Opponents of the law say it is exclusionary and violates the secular principles enshrined in the constitution. They say faith cannot be made a condition of citizenship. Historian Mukul Kesavan said the law is “couched in the language of refuge and seemingly directed at foreigners, but its main purpose is the delegitimisation of Muslims’ citizenship”. Many critics say that if this law was genuinely aimed at protecting minorities, it should have included Muslim religious minorities who have faced persecution in their own countries, such as Ahmadis in Pakistan and Rohingyas in Myanmar. (The government has gone to the Supreme Court seeking to deport Rohingya refugees from India.) In addition, Modi’s elections are coming up, so it is said he’s doing this to gain more Hindu support (In addition, many Muslim residents of areas like Assam, along with their Indian citizenship status, lost the right to vote. It was not only Muslims affected by the Registry, with Modi also losing a good part of his own voting base, but the area is primarily Muslim.) Modi asserts that the protests against the law are politically motivated, and that the law is simply intended to provide relief to refugees who have no harbor other than India.                                     
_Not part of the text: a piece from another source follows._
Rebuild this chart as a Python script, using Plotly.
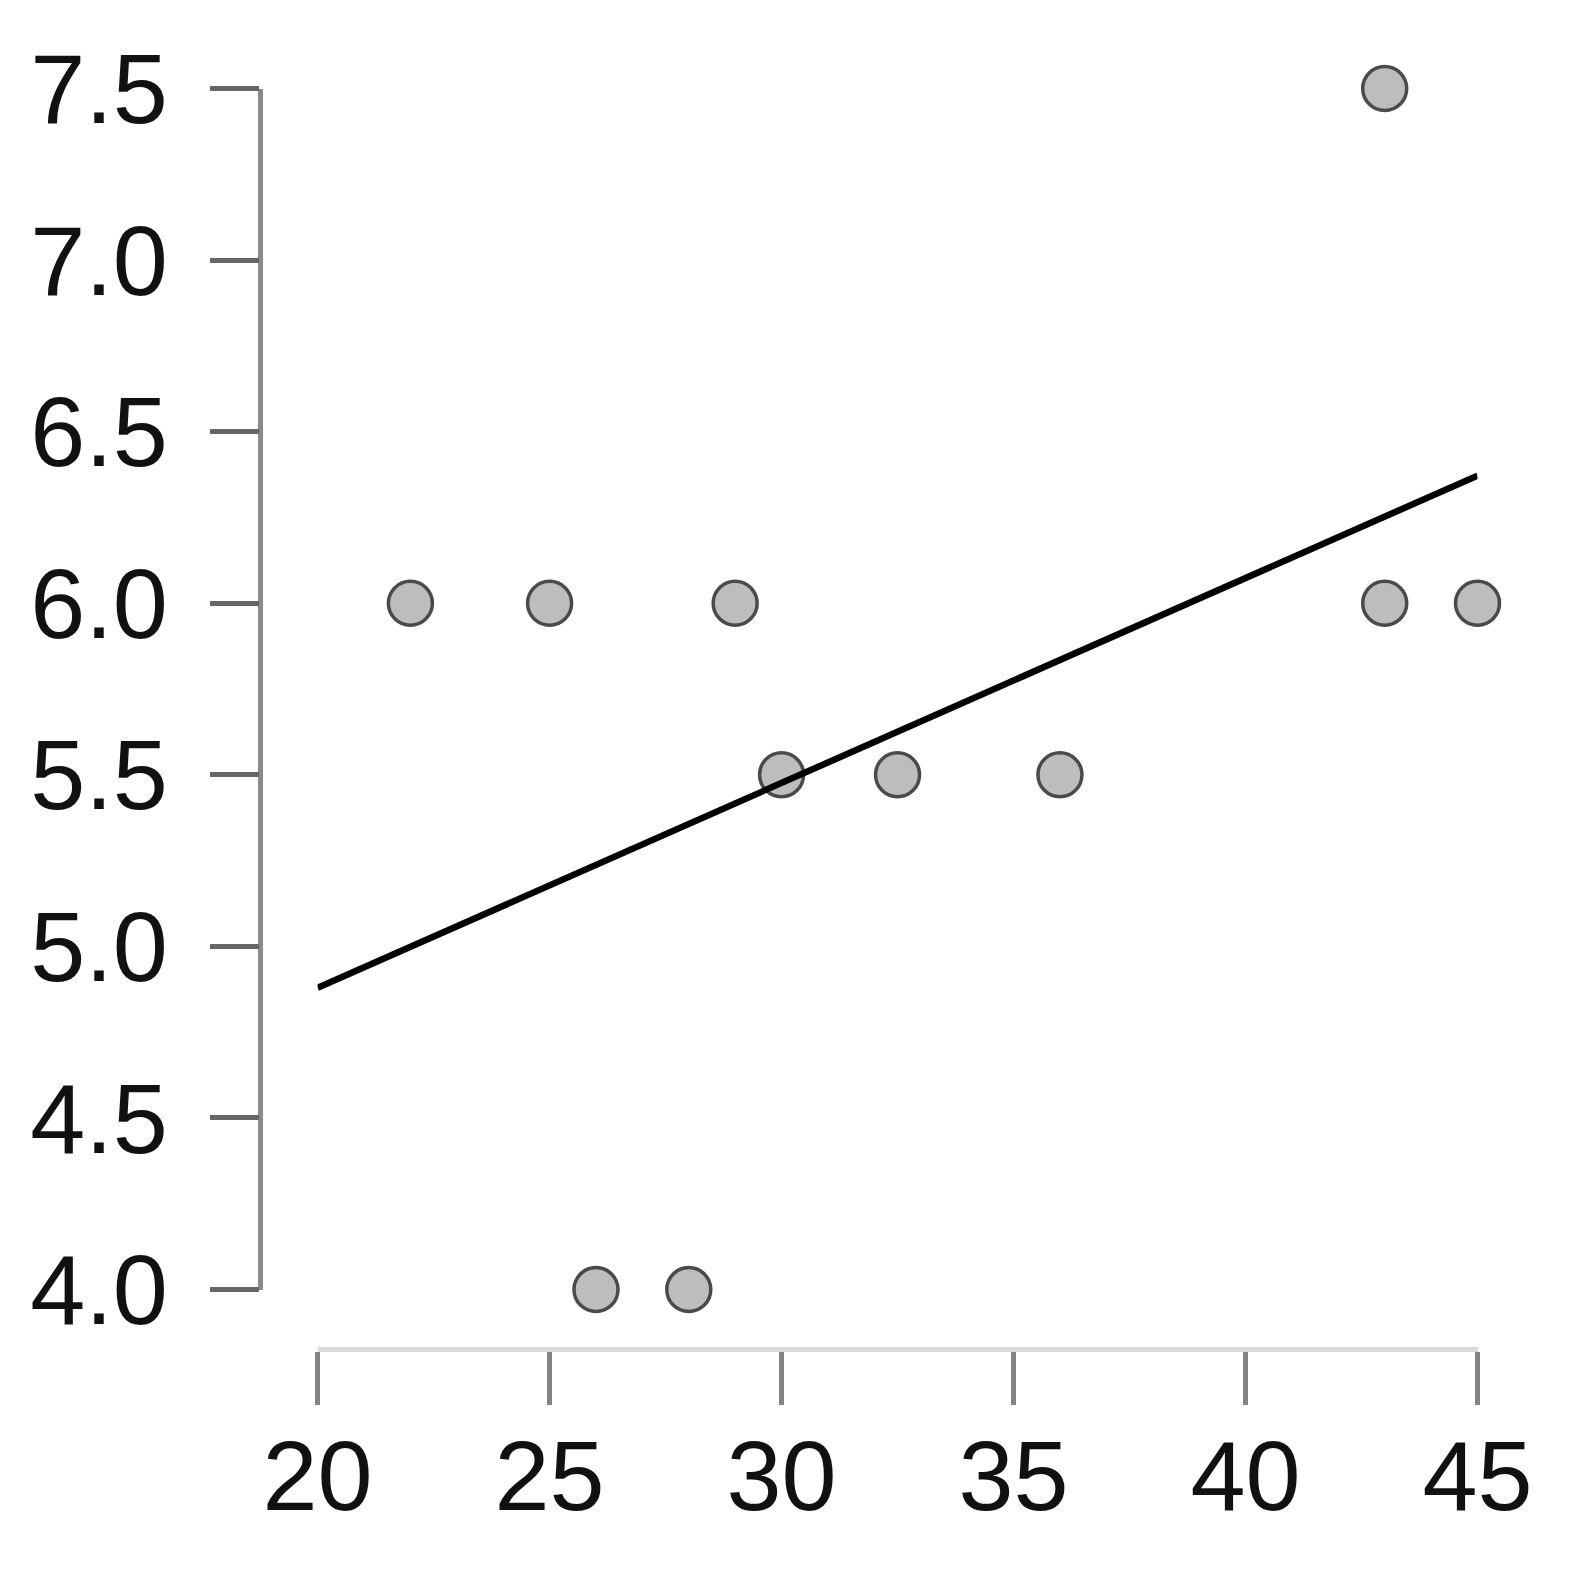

This is related to what we have talked about in class regarding our discussion of Multi-nation states (as India is) and how conflict can occur as a result of conflict of interest with different groups in the state. Different groups within the state can have different interests, and especially in cases like this, with such different interpretations and perspectives, it can also be very polarizing. It also relates to how any conflict in a region, and most especially a neighboring country, has effects on the region, in refugees and displaced populations among many other factors, as India is being affected by.